(begin)
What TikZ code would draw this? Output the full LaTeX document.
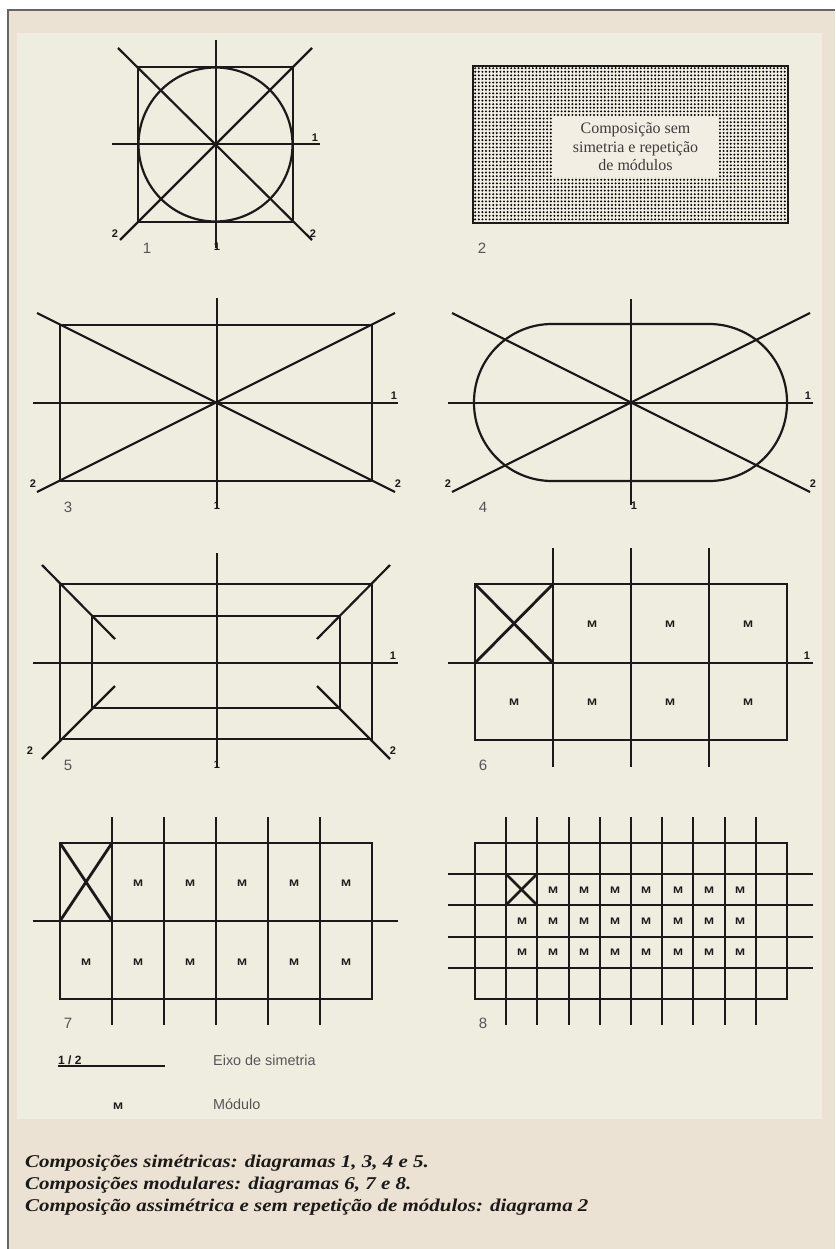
\documentclass[tikz,border=0pt]{standalone}
\usepackage{fontspec}
\setmainfont{Liberation Serif}
\setsansfont{Liberation Sans}
\usetikzlibrary{patterns.meta}
\definecolor{outerbg}{HTML}{ECE2D3}
\definecolor{panel}{HTML}{EFEDE0}
\definecolor{boxbg}{HTML}{F2EEE3}
\definecolor{ink}{HTML}{1C1A18}
\definecolor{numgray}{HTML}{555555}
\definecolor{framegray}{HTML}{666666}
\newcommand{\modM}{\scalebox{1.2}[0.95]{M}}
\begin{document}
\begin{tikzpicture}[x=1pt,y=-1pt,
  ln/.style={line width=2.2pt, draw=ink},
  heavy/.style={line width=2.8pt, draw=ink},
  axlab/.style={font=\sffamily\bfseries\fontsize{11}{11}\selectfont, text=ink, inner sep=0pt},
  dnum/.style={font=\sffamily\fontsize{15}{15}\selectfont, text=numgray, inner sep=0pt},
  modl/.style={font=\sffamily\bfseries\fontsize{10}{10}\selectfont, text=ink, inner sep=0pt},
  legtxt/.style={font=\sffamily\fontsize{14.4}{14.4}\selectfont, text=numgray, inner sep=0pt, anchor=west},
  captxt/.style={font=\bfseries\itshape\fontsize{18}{18}\selectfont, text=ink, inner sep=0pt, anchor=base west},
]
\useasboundingbox (0,0) rectangle (835,1249);
\fill[white] (0,0) rectangle (835,1249);
\fill[outerbg] (8,10) rectangle (835,1249);
\draw[framegray, line width=1.5pt] (8,1249) -- (8,10) -- (835,10);
\fill[panel] (17,33) rectangle (822,1119);

% ---------- Diagram 1
\draw[ln] (138,67) rectangle (293,222);
\draw[ln] (215.5,144.5) circle (77pt);
\draw[ln] (216,40) -- (216,248);
\draw[ln] (112,144) -- (320,144);
\draw[ln] (118,48) -- (312,240);
\draw[ln] (312,48) -- (120,240);
\node[axlab] (d1h) at (315,138) {1};
\node[axlab] (d1a) at (115,234) {2};
\node[axlab] (d1b) at (313,234) {2};
\node[axlab] (d1v) at (217,247) {1};
\node[dnum] (n1) at (147,248) {1};

% ---------- Diagram 2
\fill[boxbg] (473,66) rectangle (788,223);
\fill[pattern={Dots[distance=3.6pt,radius=1.1pt]}, pattern color=black] (473,66) rectangle (788,223);
\draw[line width=2.4pt, draw=ink] (473,66) rectangle (788,223);
\node[fill=boxbg, minimum width=167pt, minimum height=60pt, inner sep=0pt,
      align=center, font=\fontsize{16}{18.5}\selectfont, text=ink!85] (d2box) at (635.5,147)
  {Composição sem\\simetria e repetição\\de módulos};
\node[dnum] (n2) at (482,248) {2};

% ---------- Diagram 3
\draw[ln] (60,325) rectangle (372,481);
\draw[ln] (33,403) -- (398,403);
\draw[ln] (217,298) -- (217,508);
\draw[ln] (37,313) -- (395,492);
\draw[ln] (395,313) -- (37,492);
\node[axlab] (d3h) at (394,396) {1};
\node[axlab] (d3a) at (33,484) {2};
\node[axlab] (d3b) at (398,484) {2};
\node[axlab] (d3v) at (217,506) {1};
\node[dnum] (n3) at (68,507) {3};

% ---------- Diagram 4
\draw[ln, rounded corners=78pt] (474,324) rectangle (787,481);
\draw[ln] (448,403) -- (813,403);
\draw[ln] (631,299) -- (631,505);
\draw[ln] (452,313) -- (810,492);
\draw[ln] (810,313) -- (452,492);
\node[axlab] (d4h) at (808,396) {1};
\node[axlab] (d4a) at (448,484) {2};
\node[axlab] (d4b) at (813,484) {2};
\node[axlab] (d4v) at (634,506) {1};
\node[dnum] (n4) at (483,507) {4};

% ---------- Diagram 5
\draw[ln] (60,584) rectangle (372,739);
\draw[ln] (92,616) rectangle (340,708);
\draw[ln] (33,663) -- (398,663);
\draw[ln] (217,553) -- (217,767);
\draw[ln] (42,565) -- (115,639);
\draw[ln] (390,565) -- (317,639);
\draw[ln] (42,759) -- (115,686);
\draw[ln] (390,759) -- (317,686);
\node[axlab] (d5h) at (393,656) {1};
\node[axlab] (d5a) at (30,751) {2};
\node[axlab] (d5b) at (393,751) {2};
\node[axlab] (d5v) at (217,765) {1};
\node[dnum] (n5) at (68,765) {5};

% ---------- Diagram 6
\draw[ln] (475,584) rectangle (787,740);
\foreach \x in {553,631,709} \draw[ln] (\x,548) -- (\x,767);
\draw[ln] (448,663) -- (813,663);
\draw[heavy] (475,584) -- (553,663);
\draw[heavy] (553,584) -- (475,663);
\node[axlab] (d6h) at (807,656) {1};
\foreach \x/\y [count=\i] in {592/624,670/624,748/624,514/702,592/702,670/702,748/702}
  \node[modl] (m6-\i) at (\x,\y) {\modM};
\node[dnum] (n6) at (483,765) {6};

% ---------- Diagram 7
\draw[ln] (60,843) rectangle (372,999);
\foreach \x in {112,164,216,268,320} \draw[ln] (\x,817) -- (\x,1025);
\draw[ln] (33,921) -- (398,921);
\draw[heavy] (60,843) -- (112,921);
\draw[heavy] (112,843) -- (60,921);
\foreach \x [count=\i] in {138,190,242,294,346}
  \node[modl] (m7a-\i) at (\x,883) {\modM};
\foreach \x [count=\i] in {86,138,190,242,294,346}
  \node[modl] (m7b-\i) at (\x,962) {\modM};
\node[dnum] (n7) at (68,1023) {7};

% ---------- Diagram 8
\draw[ln] (475,843) rectangle (787,999);
\foreach \x in {506,537,569,600,631,662,693,725,756} \draw[ln] (\x,817) -- (\x,1025);
\foreach \y in {874,905,937,968} \draw[ln] (448,\y) -- (813,\y);
\draw[heavy] (506,874) -- (537,905);
\draw[heavy] (537,874) -- (506,905);
\foreach \x [count=\i] in {553,584,615,646,678,709,740}
  \node[modl] (m8a-\i) at (\x,890) {\modM};
\foreach \x [count=\i] in {522,553,584,615,646,678,709,740}
  \node[modl] (m8b-\i) at (\x,921) {\modM};
\foreach \x [count=\i] in {522,553,584,615,646,678,709,740}
  \node[modl] (m8c-\i) at (\x,952.5) {\modM};
\node[dnum] (n8) at (483,1023) {8};

% ---------- Legend
\node[axlab, anchor=base west, font=\sffamily\bfseries\fontsize{12}{12}\selectfont] (leg12) at (58,1064) {1 / 2};
\draw[line width=1.6pt, draw=ink] (58,1066) -- (165,1066);
\node[legtxt] (legE) at (213,1060) {Eixo de simetria};
\node[modl] (legM) at (118,1106) {\modM};
\node[legtxt] (legMod) at (213,1104) {Módulo};

% ---------- Caption
\node[captxt] (cap1) at (25,1167) {\scalebox{1.165}[1]{Composições simétricas: diagramas 1, 3, 4 e 5.}};
\node[captxt] (cap2) at (25,1189) {\scalebox{1.165}[1]{Composições modulares: diagramas 6, 7 e 8.}};
\node[captxt] (cap3) at (25,1211) {\scalebox{1.165}[1]{Composição assimétrica e sem repetição de módulos: diagrama 2}};
\end{tikzpicture}
\end{document}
(end)
◆ **What you will do**:
Using the material above, set down every line exactly, but skip the pictures.

◆ **Written solution**:
What TikZ code would draw this? Output the full LaTeX document.
\documentclass[tikz,border=0pt]{standalone}
\usepackage{fontspec}
\setmainfont{Liberation Serif}
\setsansfont{Liberation Sans}
\usetikzlibrary{patterns.meta}
\definecolor{outerbg}{HTML}{ECE2D3}
\definecolor{panel}{HTML}{EFEDE0}
\definecolor{boxbg}{HTML}{F2EEE3}
\definecolor{ink}{HTML}{1C1A18}
\definecolor{numgray}{HTML}{555555}
\definecolor{framegray}{HTML}{666666}
\newcommand{\modM}{\scalebox{1.2}[0.95]{M}}
\begin{document}
\begin{tikzpicture}[x=1pt,y=-1pt,
  ln/.style={line width=2.2pt, draw=ink},
  heavy/.style={line width=2.8pt, draw=ink},
  axlab/.style={font=\sffamily\bfseries\fontsize{11}{11}\selectfont, text=ink, inner sep=0pt},
  dnum/.style={font=\sffamily\fontsize{15}{15}\selectfont, text=numgray, inner sep=0pt},
  modl/.style={font=\sffamily\bfseries\fontsize{10}{10}\selectfont, text=ink, inner sep=0pt},
  legtxt/.style={font=\sffamily\fontsize{14.4}{14.4}\selectfont, text=numgray, inner sep=0pt, anchor=west},
  captxt/.style={font=\bfseries\itshape\fontsize{18}{18}\selectfont, text=ink, inner sep=0pt, anchor=base west},
]
\useasboundingbox (0,0) rectangle (835,1249);
\fill[white] (0,0) rectangle (835,1249);
\fill[outerbg] (8,10) rectangle (835,1249);
\draw[framegray, line width=1.5pt] (8,1249) -- (8,10) -- (835,10);
\fill[panel] (17,33) rectangle (822,1119);

% ---------- Diagram 1
\draw[ln] (138,67) rectangle (293,222);
\draw[ln] (215.5,144.5) circle (77pt);
\draw[ln] (216,40) -- (216,248);
\draw[ln] (112,144) -- (320,144);
\draw[ln] (118,48) -- (312,240);
\draw[ln] (312,48) -- (120,240);
\node[axlab] (d1h) at (315,138) {1};
\node[axlab] (d1a) at (115,234) {2};
\node[axlab] (d1b) at (313,234) {2};
\node[axlab] (d1v) at (217,247) {1};
\node[dnum] (n1) at (147,248) {1};

% ---------- Diagram 2
\fill[boxbg] (473,66) rectangle (788,223);
\fill[pattern={Dots[distance=3.6pt,radius=1.1pt]}, pattern color=black] (473,66) rectangle (788,223);
\draw[line width=2.4pt, draw=ink] (473,66) rectangle (788,223);
\node[fill=boxbg, minimum width=167pt, minimum height=60pt, inner sep=0pt,
      align=center, font=\fontsize{16}{18.5}\selectfont, text=ink!85] (d2box) at (635.5,147)
  {Composição sem\\simetria e repetição\\de módulos};
\node[dnum] (n2) at (482,248) {2};

% ---------- Diagram 3
\draw[ln] (60,325) rectangle (372,481);
\draw[ln] (33,403) -- (398,403);
\draw[ln] (217,298) -- (217,508);
\draw[ln] (37,313) -- (395,492);
\draw[ln] (395,313) -- (37,492);
\node[axlab] (d3h) at (394,396) {1};
\node[axlab] (d3a) at (33,484) {2};
\node[axlab] (d3b) at (398,484) {2};
\node[axlab] (d3v) at (217,506) {1};
\node[dnum] (n3) at (68,507) {3};

% ---------- Diagram 4
\draw[ln, rounded corners=78pt] (474,324) rectangle (787,481);
\draw[ln] (448,403) -- (813,403);
\draw[ln] (631,299) -- (631,505);
\draw[ln] (452,313) -- (810,492);
\draw[ln] (810,313) -- (452,492);
\node[axlab] (d4h) at (808,396) {1};
\node[axlab] (d4a) at (448,484) {2};
\node[axlab] (d4b) at (813,484) {2};
\node[axlab] (d4v) at (634,506) {1};
\node[dnum] (n4) at (483,507) {4};

% ---------- Diagram 5
\draw[ln] (60,584) rectangle (372,739);
\draw[ln] (92,616) rectangle (340,708);
\draw[ln] (33,663) -- (398,663);
\draw[ln] (217,553) -- (217,767);
\draw[ln] (42,565) -- (115,639);
\draw[ln] (390,565) -- (317,639);
\draw[ln] (42,759) -- (115,686);
\draw[ln] (390,759) -- (317,686);
\node[axlab] (d5h) at (393,656) {1};
\node[axlab] (d5a) at (30,751) {2};
\node[axlab] (d5b) at (393,751) {2};
\node[axlab] (d5v) at (217,765) {1};
\node[dnum] (n5) at (68,765) {5};

% ---------- Diagram 6
\draw[ln] (475,584) rectangle (787,740);
\foreach \x in {553,631,709} \draw[ln] (\x,548) -- (\x,767);
\draw[ln] (448,663) -- (813,663);
\draw[heavy] (475,584) -- (553,663);
\draw[heavy] (553,584) -- (475,663);
\node[axlab] (d6h) at (807,656) {1};
\foreach \x/\y [count=\i] in {592/624,670/624,748/624,514/702,592/702,670/702,748/702}
  \node[modl] (m6-\i) at (\x,\y) {\modM};
\node[dnum] (n6) at (483,765) {6};

% ---------- Diagram 7
\draw[ln] (60,843) rectangle (372,999);
\foreach \x in {112,164,216,268,320} \draw[ln] (\x,817) -- (\x,1025);
\draw[ln] (33,921) -- (398,921);
\draw[heavy] (60,843) -- (112,921);
\draw[heavy] (112,843) -- (60,921);
\foreach \x [count=\i] in {138,190,242,294,346}
  \node[modl] (m7a-\i) at (\x,883) {\modM};
\foreach \x [count=\i] in {86,138,190,242,294,346}
  \node[modl] (m7b-\i) at (\x,962) {\modM};
\node[dnum] (n7) at (68,1023) {7};

% ---------- Diagram 8
\draw[ln] (475,843) rectangle (787,999);
\foreach \x in {506,537,569,600,631,662,693,725,756} \draw[ln] (\x,817) -- (\x,1025);
\foreach \y in {874,905,937,968} \draw[ln] (448,\y) -- (813,\y);
\draw[heavy] (506,874) -- (537,905);
\draw[heavy] (537,874) -- (506,905);
\foreach \x [count=\i] in {553,584,615,646,678,709,740}
  \node[modl] (m8a-\i) at (\x,890) {\modM};
\foreach \x [count=\i] in {522,553,584,615,646,678,709,740}
  \node[modl] (m8b-\i) at (\x,921) {\modM};
\foreach \x [count=\i] in {522,553,584,615,646,678,709,740}
  \node[modl] (m8c-\i) at (\x,952.5) {\modM};
\node[dnum] (n8) at (483,1023) {8};

% ---------- Legend
\node[axlab, anchor=base west, font=\sffamily\bfseries\fontsize{12}{12}\selectfont] (leg12) at (58,1064) {1 / 2};
\draw[line width=1.6pt, draw=ink] (58,1066) -- (165,1066);
\node[legtxt] (legE) at (213,1060) {Eixo de simetria};
\node[modl] (legM) at (118,1106) {\modM};
\node[legtxt] (legMod) at (213,1104) {Módulo};

% ---------- Caption
\node[captxt] (cap1) at (25,1167) {\scalebox{1.165}[1]{Composições simétricas: diagramas 1, 3, 4 e 5.}};
\node[captxt] (cap2) at (25,1189) {\scalebox{1.165}[1]{Composições modulares: diagramas 6, 7 e 8.}};
\node[captxt] (cap3) at (25,1211) {\scalebox{1.165}[1]{Composição assimétrica e sem repetição de módulos: diagrama 2}};
\end{tikzpicture}
\end{document}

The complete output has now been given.